Our study strongly supports the view that chronic cholestasis in humans is accompanied by upregulation of ileal bile acid absorption. Cholestasis and/or sluggish gall bladder contraction may have theoretically contributed to the reduced 75SeHCAT FTR in our study. We believe that the effect of cholestasis was marginal because serum bile acid composition was normal in our patients, suggesting very mild cholestasis. Furthermore, gall bladder motility has been reported by others33 as normal in PBC patients.

In vitro and in vivo animal studies on the adaptive changes in the expression and function of intestinal transporters for bile acids have provided conflicting results. Downregulation of ileal bile acid uptake has been reported in rats with decreased intestinal bile acid concentrations, resulting from acute extrahepatic cholestasis, and in studies involving measurement of bile acid uptake by ileal brush border membranes.3,6,8,11 In contrast with these findings, upregulation of ileal bile acid uptake was reported by other authors in anaesthetised bile fistula guinea pigs7 during administration of cholestyramine, a bile acid sequestrant resin. The effect on ileal absorption of increasing the bile acid load to the intestine by means of bile acid feeding is also controversial,10,12 adding further uncertainty to the adaptive changes in intestinal bile acid uptake to different bile acid loads. This controversy has been explained by several factors, including species specific differences3,7 or differences between measuring transport function of the whole intestine or transporter activity in a specific intestinal segment that may not detect changes in zonal distribution of transporters.4 Furthermore, all of these studies were carried out under conditions of acute or short term changes in intestinal bile acid load, a condition extremely different from the chronic and slowly progressive cholestatic condition that characterises PBC.1 To overcome these limitations, the importance of measuring intestinal transport function in humans has been authoritatively emphasised,4 and the method used in the present study is consistent with this recommendation.

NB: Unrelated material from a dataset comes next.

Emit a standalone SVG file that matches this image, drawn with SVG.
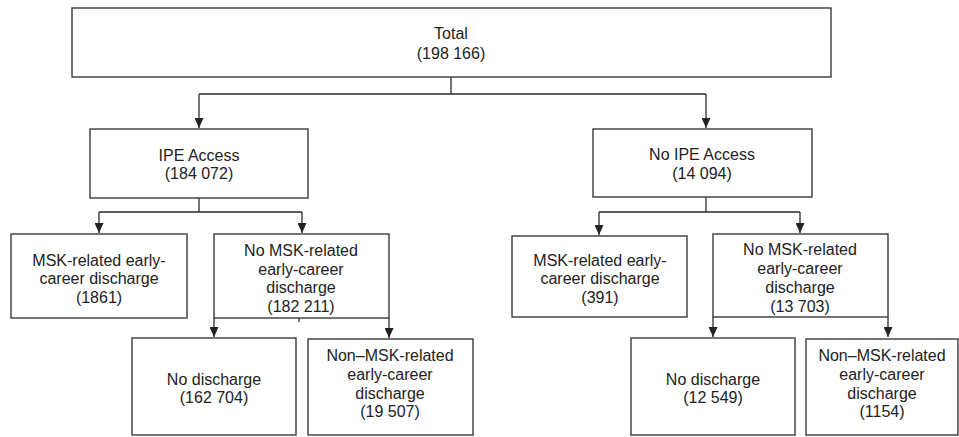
<svg xmlns="http://www.w3.org/2000/svg" width="959" height="437" viewBox="0 0 959 437">
<style>
.box{fill:#fff;stroke:#3a3a3a;stroke-width:1.4}
.ln{fill:none;stroke:#2a2a2a;stroke-width:1.3}
text{font-family:"Liberation Sans",Arial,sans-serif;font-size:16px;fill:#222;text-anchor:middle;dominant-baseline:central}
</style>
<defs>
<marker id="ah" markerUnits="userSpaceOnUse" markerWidth="10" markerHeight="10" viewBox="0 0 10 10" refX="5" refY="10" orient="auto-start-reverse">
<path d="M0,0 L10,0 L5,10 Z" fill="#222" transform="rotate(-90 5 5)"/>
</marker>
<marker id="ad" markerUnits="userSpaceOnUse" markerWidth="9" markerHeight="10" viewBox="0 0 9 10" refX="4.5" refY="10" orient="0">
<path d="M0,0 L9,0 L4.5,10 Z" fill="#222"/>
</marker>
</defs>
<g id="connectors">
<path class="ln" d="M451,77 V94"/>
<path class="ln" d="M199,94 H706"/>
<path class="ln" d="M199,94 V128" marker-end="url(#ad)"/>
<path class="ln" d="M706,94 V128" marker-end="url(#ad)"/>
<path class="ln" d="M199,198 V212"/>
<path class="ln" d="M99,212 H302"/>
<path class="ln" d="M99,212 V233" marker-end="url(#ad)"/>
<path class="ln" d="M302,212 V233" marker-end="url(#ad)"/>
<path class="ln" d="M706,197 V212"/>
<path class="ln" d="M599,212 H800"/>
<path class="ln" d="M599,212 V235" marker-end="url(#ad)"/>
<path class="ln" d="M800,212 V233" marker-end="url(#ad)"/>
<path class="ln" d="M214,318 V337" marker-end="url(#ad)"/>
<path class="ln" d="M389,318 V338" marker-end="url(#ad)"/>
<path class="ln" d="M299,309 V322"/>
<path class="ln" d="M713,317 V337" marker-end="url(#ad)"/>
<path class="ln" d="M888,317 V337" marker-end="url(#ad)"/>
</g>
<g id="total">
<rect class="box" x="72" y="8" width="759" height="69"/>
<text x="451" y="33">Total</text>
<text x="451" y="53">(198 166)</text>
</g>
<g id="ipe">
<rect class="box" x="90" y="129" width="218" height="69"/>
<text x="199" y="155">IPE Access</text>
<text x="199" y="173">(184 072)</text>
</g>
<g id="noipe">
<rect class="box" x="593" y="129" width="219" height="68"/>
<text x="702" y="154">No IPE Access</text>
<text x="702" y="173">(14 094)</text>
</g>
<g id="ipe-msk">
<rect class="box" x="11" y="234" width="176" height="84"/>
<text x="99" y="260">MSK-related early-</text>
<text x="99" y="278">career discharge</text>
<text x="99" y="297">(1861)</text>
</g>
<g id="ipe-nomsk">
<rect class="box" x="214" y="234" width="175" height="84"/>
<text x="301" y="250">No MSK-related</text>
<text x="301" y="269">early-career</text>
<text x="301" y="287">discharge</text>
<text x="301" y="306">(182 211)</text>
</g>
<g id="noipe-msk">
<rect class="box" x="512" y="236" width="175" height="81"/>
<text x="600" y="260">MSK-related early-</text>
<text x="600" y="278">career discharge</text>
<text x="600" y="297">(391)</text>
</g>
<g id="noipe-nomsk">
<rect class="box" x="713" y="234" width="175" height="83"/>
<text x="800" y="249">No MSK-related</text>
<text x="800" y="268">early-career</text>
<text x="800" y="287">discharge</text>
<text x="800" y="306">(13 703)</text>
</g>
<g id="ipe-nodis">
<rect class="box" x="132" y="338" width="164" height="97"/>
<text x="214" y="379">No discharge</text>
<text x="214" y="397">(162 704)</text>
</g>
<g id="ipe-nonmsk">
<rect class="box" x="308" y="339" width="165" height="96"/>
<text x="390" y="355">Non–MSK-related</text>
<text x="390" y="374">early-career</text>
<text x="390" y="393">discharge</text>
<text x="390" y="411">(19 507)</text>
</g>
<g id="noipe-nodis">
<rect class="box" x="631" y="338" width="164" height="97"/>
<text x="713" y="379">No discharge</text>
<text x="713" y="397">(12 549)</text>
</g>
<g id="noipe-nonmsk">
<rect class="box" x="806" y="339" width="152" height="96"/>
<text x="882" y="355">Non–MSK-related</text>
<text x="882" y="374">early-career</text>
<text x="882" y="393">discharge</text>
<text x="882" y="411">(1154)</text>
</g>
</svg>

The second important observation in our study was that 75SeHCAT FTR increased and retention within the enterohepatic circulation was reduced to normal in PBC patients during UDCA treatment. These findings are consistent with the current view that UDCA administration may cause endogenous bile acid malabsorption.34–36 This effect of UDCA on endogenous bile acid absorption is not the only mechanism advocated to explain the beneficial effect of UDCA in PBC and other cholestatic liver diseases. A cytoprotective effect37,38 and an improvement in hepatobiliary excretory function have also been reported for UDCA.39,40 The scintigraphic finding of Jazrawi and colleagues40 that the reduced hepatic excretion of intravenous 75SeHCAT observed in patients with PBC improved but was not corrected by UDCA in the majority of their patients indirectly suggests that normalisation of 75SeHCAT retention during UDCA observed in our study is partly independent of the choleretic effect of this bile acid and emphasises the effect of UDCA on intestinal absorption of the isotope. The observation of Invernizzi and colleagues41 that faecal bile acid excretion is increased in PBC patients during UDCA treatment, and that this increased excretion is mainly due to secondary bile acid (lithocholic and deoxycholic acid) excretion is consistent with the hypothesis of primary bile acid ileal malabsorption during UDCA treatment with consequent colonic biotransformation to secondary bile acid.

In conclusion, our findings indicate that intestinal bile acid absorption is upregulated in PBC patients, and that this upregulation is reversed by UDCA treatment. This ability of UDCA to compete with other bile acids for ileal absorption may prevent accumulation in the hepatocyte of toxic bile acids, thus representing a mechanism to explain the beneficial effect of UDCA in PBC.